Phototropic Origami Fibercomposite Structure, Textile Intersections International, Exhibition, University of Loughborough, London, 2019. Image courtesy of Felecia Davis
Currently an associate professor at the Stuckeman Center for Design and Computation at Penn State’s School of Architecture and Landscape Architecture, Davis has taught at Cornell University, Princeton University, and New York’s Cooper Union. She has also exhibited and lectured internationally at locations including the Swedish School of Textiles, Microsoft Research, and MIT’s Media Lab. Her work appeared in the Museum of Modern Art’s Reconstruction: Blackness and Architecture in America 2021 exhibition. Davis's book, Softbuilt: Networked Architectural Textiles, is set to come out this year.

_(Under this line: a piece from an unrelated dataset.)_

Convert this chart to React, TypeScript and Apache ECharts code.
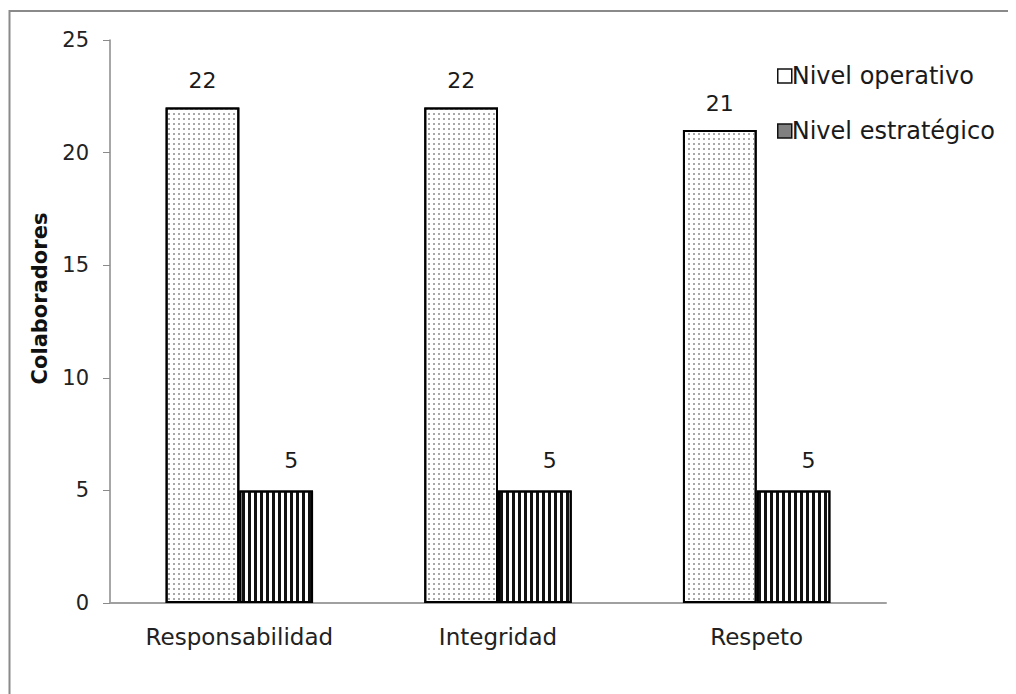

*This interview has been edited.*
How did you start working at the intersection of architecture, design, and textiles—“architextiles”—this cross-pollination of subjects?
It came from a master's thesis project that I started way back when I was working with fabric because it was such a prevalent thing in burial practices of a group of people I was looking at in West Africa, and they were using it to honor the dead. I was working on the African Burial Ground [in New York], so I became really interested in what different fabrics could communicate, what they meant, and in using them metaphorically. They became, for me, this intersection of all these different strands that were pulling together. I feel like I've been looking at that ever since—kind of unraveling the intersections that were happening through that thesis throughout my career, little by little.
Your work “Fabricating Networks: Transmissions and Receptions from Pittsburgh's Hill District” was part of the MoMA exhibition Reconstruction: Blackness and Architecture in America.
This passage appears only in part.